*Data provided*
--------------------
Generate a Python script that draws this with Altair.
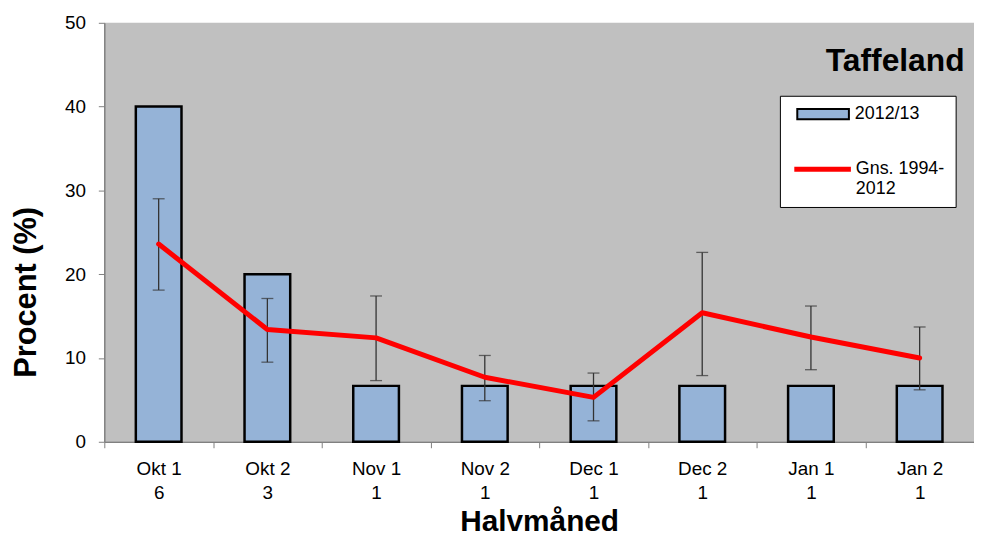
import altair as alt
import pandas as pd

categories = ["Okt 1", "Okt 2", "Nov 1", "Nov 2", "Dec 1", "Dec 2", "Jan 1", "Jan 2"]
counts = [6, 3, 1, 1, 1, 1, 1, 1]
season_pct = [40.0, 20.0, 6.67, 6.67, 6.67, 6.67, 6.67, 6.67]
avg_pct = [23.6, 13.4, 12.4, 7.7, 5.3, 15.4, 12.5, 10.0]
err_low = [18.1, 9.5, 7.3, 4.9, 2.5, 7.9, 8.6, 6.2]
err_high = [29.0, 17.1, 17.4, 10.3, 8.2, 22.6, 16.2, 13.7]

FONT = "Liberation Sans"

df = pd.DataFrame({
    "cat": [f"{c}|{n}" for c, n in zip(categories, counts)],
    "bar": season_pct,
    "avg": avg_pct,
    "lo": err_low,
    "hi": err_high,
    "s1": "2012/13",
    "s2": "Gns. 1994-2012",
})

order = list(df["cat"])

x = alt.X(
    "cat:N",
    sort=order,
    scale=alt.Scale(paddingInner=0, paddingOuter=0),
    axis=alt.Axis(
        title="Halvmåned",
        labelAngle=0,
        labelExpr="split(datum.label, '|')",
        labelFontSize=19,
        labelLineHeight=24,
        labelPadding=12,
        tickBand="extent",
        tickSize=6,
        titleFontSize=30,
        titleFontWeight="bold",
        titlePadding=4,
    ),
)

y_scale = alt.Scale(domain=[0, 50])

base = alt.Chart(df)

bars = base.mark_bar(size=46, stroke="black", strokeWidth=2.5).encode(
    x=x,
    y=alt.Y(
        "bar:Q",
        scale=y_scale,
        axis=alt.Axis(
            title="Procent (%)",
            values=[0, 10, 20, 30, 40, 50],
            grid=False,
            labelFontSize=19,
            tickSize=6,
            labelPadding=13,
            titleFontSize=31,
            titleFontWeight="bold",
            titlePadding=22,
            titleY=271,
        ),
    ),
    fill=alt.Fill(
        "s1:N",
        scale=alt.Scale(domain=["2012/13"], range=["#95B3D7"]),
        legend=alt.Legend(
            title=None,
            orient="none",
            legendX=710,
            legendY=78,
            padding=0,
            symbolType="M-2,-0.4L2,-0.4L2,0.4L-2,0.4Z",
            symbolSize=676,
            symbolStrokeColor="black",
            symbolStrokeWidth=2,
            symbolOpacity=1,
            labelFontSize=18,
            labelOffset=18,
        ),
    ),
)

rules = base.mark_rule(color="#333333", strokeWidth=1.3).encode(
    x=x, y=alt.Y("lo:Q", scale=y_scale), y2="hi:Q"
)
caps_lo = base.mark_tick(color="#333333", size=12, thickness=1.3, orient="horizontal").encode(
    x=x, y=alt.Y("lo:Q", scale=y_scale)
)
caps_hi = base.mark_tick(color="#333333", size=12, thickness=1.3, orient="horizontal").encode(
    x=x, y=alt.Y("hi:Q", scale=y_scale)
)

line = base.mark_line(strokeWidth=5, strokeCap="round", strokeJoin="round").encode(
    x=x,
    y=alt.Y("avg:Q", scale=y_scale),
    stroke=alt.Stroke(
        "s2:N",
        scale=alt.Scale(domain=["Gns. 1994-2012"], range=["#FF0000"]),
        legend=alt.Legend(
            title=None,
            orient="none",
            legendX=692,
            legendY=116,
            padding=0,
            symbolType="stroke",
            symbolSize=3250,
            symbolStrokeWidth=5,
            labelFontSize=18,
            labelOffset=2,
            labelExpr="datum.label == 'Gns. 1994-2012' ? ['Gns. 1994-', '2012'] : datum.label",
        ),
    ),
)

legend_box = alt.Chart(pd.DataFrame({"a": [0]})).mark_rect(
    fill="white", stroke="black", strokeWidth=1
).encode(
    x=alt.value(681), x2=alt.value(858), y=alt.value(74), y2=alt.value(186)
)

chart = (
    alt.layer(bars, rules, caps_lo, caps_hi, line, legend_box)
    .properties(
        width=876,
        height=422,
        autosize=alt.AutoSizeParams(type="none"),
        padding={"left": 97, "top": 13, "right": 0, "bottom": 94},
        title=alt.TitleParams(
            "Taffeland",
            anchor="end",
            orient="top",
            fontSize=32,
            fontWeight="bold",
            font=FONT,
            baseline="alphabetic",
            offset=0,
            dy=90,
            dx=-10,
        ),
    )
    .configure_view(fill="#C0C0C0", stroke=None)
    .configure_axis(
        labelFont=FONT,
        titleFont=FONT,
        labelColor="black",
        titleColor="black",
        domainColor="#808080",
        tickColor="#808080",
        domainWidth=1.5,
    )
    .configure_legend(labelFont=FONT, labelColor="black")
)

chart.save("out.html", embed_options={"renderer": "svg", "actions": False})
--------------------
*Exercise task*
Omit the pictures and reproduce the listing exactly.

*The result*
Generate a Python script that draws this with Altair.
import altair as alt
import pandas as pd

categories = ["Okt 1", "Okt 2", "Nov 1", "Nov 2", "Dec 1", "Dec 2", "Jan 1", "Jan 2"]
counts = [6, 3, 1, 1, 1, 1, 1, 1]
season_pct = [40.0, 20.0, 6.67, 6.67, 6.67, 6.67, 6.67, 6.67]
avg_pct = [23.6, 13.4, 12.4, 7.7, 5.3, 15.4, 12.5, 10.0]
err_low = [18.1, 9.5, 7.3, 4.9, 2.5, 7.9, 8.6, 6.2]
err_high = [29.0, 17.1, 17.4, 10.3, 8.2, 22.6, 16.2, 13.7]

FONT = "Liberation Sans"

df = pd.DataFrame({
    "cat": [f"{c}|{n}" for c, n in zip(categories, counts)],
    "bar": season_pct,
    "avg": avg_pct,
    "lo": err_low,
    "hi": err_high,
    "s1": "2012/13",
    "s2": "Gns. 1994-2012",
})

order = list(df["cat"])

x = alt.X(
    "cat:N",
    sort=order,
    scale=alt.Scale(paddingInner=0, paddingOuter=0),
    axis=alt.Axis(
        title="Halvmåned",
        labelAngle=0,
        labelExpr="split(datum.label, '|')",
        labelFontSize=19,
        labelLineHeight=24,
        labelPadding=12,
        tickBand="extent",
        tickSize=6,
        titleFontSize=30,
        titleFontWeight="bold",
        titlePadding=4,
    ),
)

y_scale = alt.Scale(domain=[0, 50])

base = alt.Chart(df)

bars = base.mark_bar(size=46, stroke="black", strokeWidth=2.5).encode(
    x=x,
    y=alt.Y(
        "bar:Q",
        scale=y_scale,
        axis=alt.Axis(
            title="Procent (%)",
            values=[0, 10, 20, 30, 40, 50],
            grid=False,
            labelFontSize=19,
            tickSize=6,
            labelPadding=13,
            titleFontSize=31,
            titleFontWeight="bold",
            titlePadding=22,
            titleY=271,
        ),
    ),
    fill=alt.Fill(
        "s1:N",
        scale=alt.Scale(domain=["2012/13"], range=["#95B3D7"]),
        legend=alt.Legend(
            title=None,
            orient="none",
            legendX=710,
            legendY=78,
            padding=0,
            symbolType="M-2,-0.4L2,-0.4L2,0.4L-2,0.4Z",
            symbolSize=676,
            symbolStrokeColor="black",
            symbolStrokeWidth=2,
            symbolOpacity=1,
            labelFontSize=18,
            labelOffset=18,
        ),
    ),
)

rules = base.mark_rule(color="#333333", strokeWidth=1.3).encode(
    x=x, y=alt.Y("lo:Q", scale=y_scale), y2="hi:Q"
)
caps_lo = base.mark_tick(color="#333333", size=12, thickness=1.3, orient="horizontal").encode(
    x=x, y=alt.Y("lo:Q", scale=y_scale)
)
caps_hi = base.mark_tick(color="#333333", size=12, thickness=1.3, orient="horizontal").encode(
    x=x, y=alt.Y("hi:Q", scale=y_scale)
)

line = base.mark_line(strokeWidth=5, strokeCap="round", strokeJoin="round").encode(
    x=x,
    y=alt.Y("avg:Q", scale=y_scale),
    stroke=alt.Stroke(
        "s2:N",
        scale=alt.Scale(domain=["Gns. 1994-2012"], range=["#FF0000"]),
        legend=alt.Legend(
            title=None,
            orient="none",
            legendX=692,
            legendY=116,
            padding=0,
            symbolType="stroke",
            symbolSize=3250,
            symbolStrokeWidth=5,
            labelFontSize=18,
            labelOffset=2,
            labelExpr="datum.label == 'Gns. 1994-2012' ? ['Gns. 1994-', '2012'] : datum.label",
        ),
    ),
)

legend_box = alt.Chart(pd.DataFrame({"a": [0]})).mark_rect(
    fill="white", stroke="black", strokeWidth=1
).encode(
    x=alt.value(681), x2=alt.value(858), y=alt.value(74), y2=alt.value(186)
)

chart = (
    alt.layer(bars, rules, caps_lo, caps_hi, line, legend_box)
    .properties(
        width=876,
        height=422,
        autosize=alt.AutoSizeParams(type="none"),
        padding={"left": 97, "top": 13, "right": 0, "bottom": 94},
        title=alt.TitleParams(
            "Taffeland",
            anchor="end",
            orient="top",
            fontSize=32,
            fontWeight="bold",
            font=FONT,
            baseline="alphabetic",
            offset=0,
            dy=90,
            dx=-10,
        ),
    )
    .configure_view(fill="#C0C0C0", stroke=None)
    .configure_axis(
        labelFont=FONT,
        titleFont=FONT,
        labelColor="black",
        titleColor="black",
        domainColor="#808080",
        tickColor="#808080",
        domainWidth=1.5,
    )
    .configure_legend(labelFont=FONT, labelColor="black")
)

chart.save("out.html", embed_options={"renderer": "svg", "actions": False})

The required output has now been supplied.